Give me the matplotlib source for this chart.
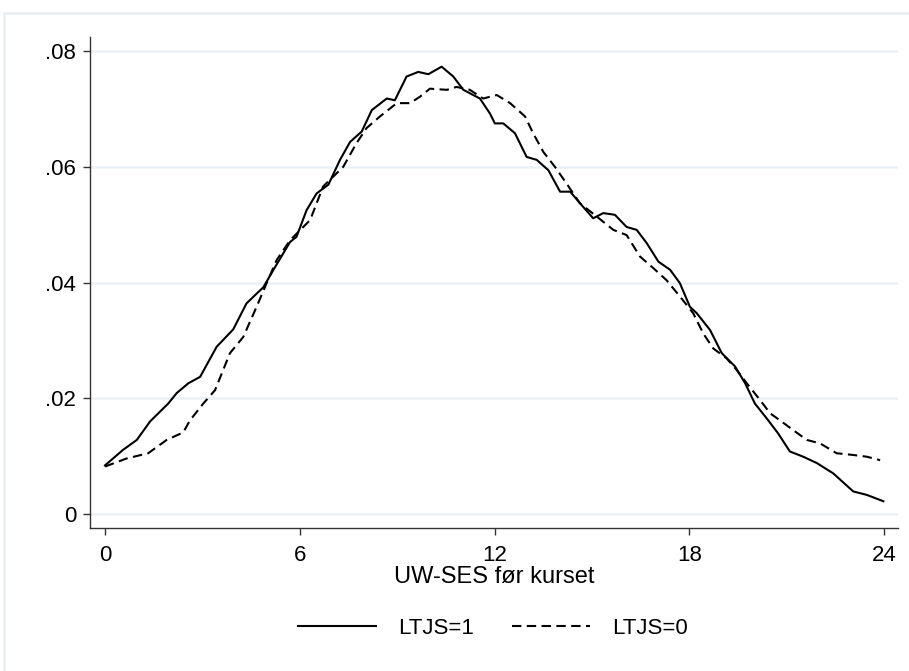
import matplotlib
matplotlib.use("Agg")
import matplotlib.pyplot as plt
from matplotlib.patches import Rectangle

plt.rcParams["font.family"] = ["Liberation Sans", "DejaVu Sans"]

# LTJS=1 (solid) density curve
x1 = [0.0, 0.56, 0.98, 1.39, 1.95, 2.21, 2.57, 2.93, 3.44, 3.95, 4.36, 4.88,
      5.19, 5.70, 5.90, 6.21, 6.52, 6.88, 7.24, 7.55, 7.91, 8.22, 8.68, 8.93,
      9.29, 9.65, 9.96, 10.37, 10.73, 11.04, 11.55, 11.86, 12.01, 12.27,
      12.63, 12.99, 13.30, 13.66, 14.02, 14.33, 14.68, 15.04, 15.35, 15.71,
      16.07, 16.38, 16.69, 17.05, 17.41, 17.71, 18.02, 18.23, 18.64, 19.00,
      19.41, 19.72, 20.02, 20.43, 20.74, 21.10, 21.51, 21.93, 22.44, 23.05,
      23.47, 23.98]
y1 = [0.0084, 0.0111, 0.0128, 0.0160, 0.0191, 0.0209, 0.0226, 0.0237, 0.0289,
      0.0319, 0.0364, 0.0392, 0.0422, 0.0470, 0.0479, 0.0525, 0.0554, 0.0569,
      0.0612, 0.0643, 0.0661, 0.0698, 0.0718, 0.0715, 0.0756, 0.0764, 0.0760,
      0.0773, 0.0756, 0.0733, 0.0718, 0.0692, 0.0675, 0.0675, 0.0658, 0.0617,
      0.0612, 0.0594, 0.0557, 0.0557, 0.0534, 0.0511, 0.0520, 0.0517, 0.0496,
      0.0491, 0.0468, 0.0436, 0.0422, 0.0399, 0.0358, 0.0347, 0.0318, 0.0278,
      0.0255, 0.0226, 0.0191, 0.0162, 0.0139, 0.0108, 0.0099, 0.0088, 0.0070,
      0.0039, 0.0033, 0.0022]

# LTJS=0 (dashed)
x0 = [0.0, 0.67, 1.33, 1.90, 2.41, 2.62, 3.03, 3.39, 3.85, 4.26, 4.67, 4.98,
      5.29, 5.70, 6.32, 6.72, 7.03, 7.34, 7.75, 8.06, 8.47, 8.99, 9.40, 9.70,
      10.01, 10.53, 10.83, 11.24, 11.65, 12.07, 12.48, 12.94, 13.19, 13.50,
      13.86, 14.22, 14.63, 15.15, 15.66, 16.07, 16.48, 16.89, 17.30, 17.71,
      18.12, 18.43, 18.74, 19.15, 19.46, 19.77, 20.18, 20.49, 20.79, 21.20,
      21.62, 22.03, 22.54, 23.05, 23.47, 23.88]
y0 = [0.0082, 0.0096, 0.0105, 0.0128, 0.0141, 0.0162, 0.0191, 0.0214, 0.0278,
      0.0306, 0.0358, 0.0399, 0.0439, 0.0473, 0.0508, 0.0566, 0.0583, 0.0600,
      0.0641, 0.0667, 0.0687, 0.0710, 0.0710, 0.0721, 0.0735, 0.0733, 0.0738,
      0.0733, 0.0718, 0.0724, 0.0710, 0.0687, 0.0658, 0.0626, 0.0600, 0.0571,
      0.0537, 0.0514, 0.0491, 0.0482, 0.0445, 0.0425, 0.0404, 0.0376, 0.0347,
      0.0312, 0.0286, 0.0269, 0.0249, 0.0226, 0.0197, 0.0174, 0.0162, 0.0145,
      0.0128, 0.0122, 0.0105, 0.0102, 0.0099, 0.0093]

xticks = [0, 6, 12, 18, 24]
yticks = [0, 0.02, 0.04, 0.06, 0.08]
ytick_labels = ["0", ".02", ".04", ".06", ".08"]

fig = plt.figure(figsize=(9.09, 6.71), dpi=100)

# light outer frame (graph region border)
fig.patches.append(Rectangle((4 / 909, -0.05), 1.2, 1 - 13 / 671 + 0.05,
                             transform=fig.transFigure, fill=False,
                             edgecolor="#e6eef2", linewidth=1.8))

ax = fig.add_axes([90 / 909, 1 - 528 / 671, (898 - 90) / 909, (528 - 37) / 671])

ax.plot(x1, y1, color="black", linewidth=1.5, label="LTJS=1")
ax.plot(x0, y0, color="black", linewidth=1.5, linestyle=(0, (4.5, 2.6)),
        label="LTJS=0")

ax.set_xlim(-0.462, 24.43)
ax.set_ylim(-0.00242, 0.08243)
ax.set_xticks(xticks)
ax.set_yticks(yticks)
ax.set_yticklabels(ytick_labels)
ax.tick_params(axis="both", labelsize=16, length=5, width=1, color="#333333")
ax.tick_params(axis="x", pad=7)
ax.tick_params(axis="y", pad=5)

for side in ["top", "right"]:
    ax.spines[side].set_visible(False)
for side in ["left", "bottom"]:
    ax.spines[side].set_color("#333333")
    ax.spines[side].set_linewidth(1)

ax.grid(axis="y", color="#eaf1f4", linewidth=1.8)
ax.set_axisbelow(True)

ax.set_xlabel("UW-SES før kurset", fontsize=17, labelpad=0)

fig.legend(loc="center", bbox_to_anchor=(493 / 909, 1 - 628 / 671), ncol=2,
           frameon=False, fontsize=16, handlelength=3.5, columnspacing=1.7,
           handletextpad=1.0)

fig.savefig("out.png", dpi=100)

********

What the exercise asks =
Pull out every line containing "matplotlib".

Reply to the exercise =
Give me the matplotlib source for this chart.
import matplotlib
matplotlib.use("Agg")
import matplotlib.pyplot as plt
from matplotlib.patches import Rectangle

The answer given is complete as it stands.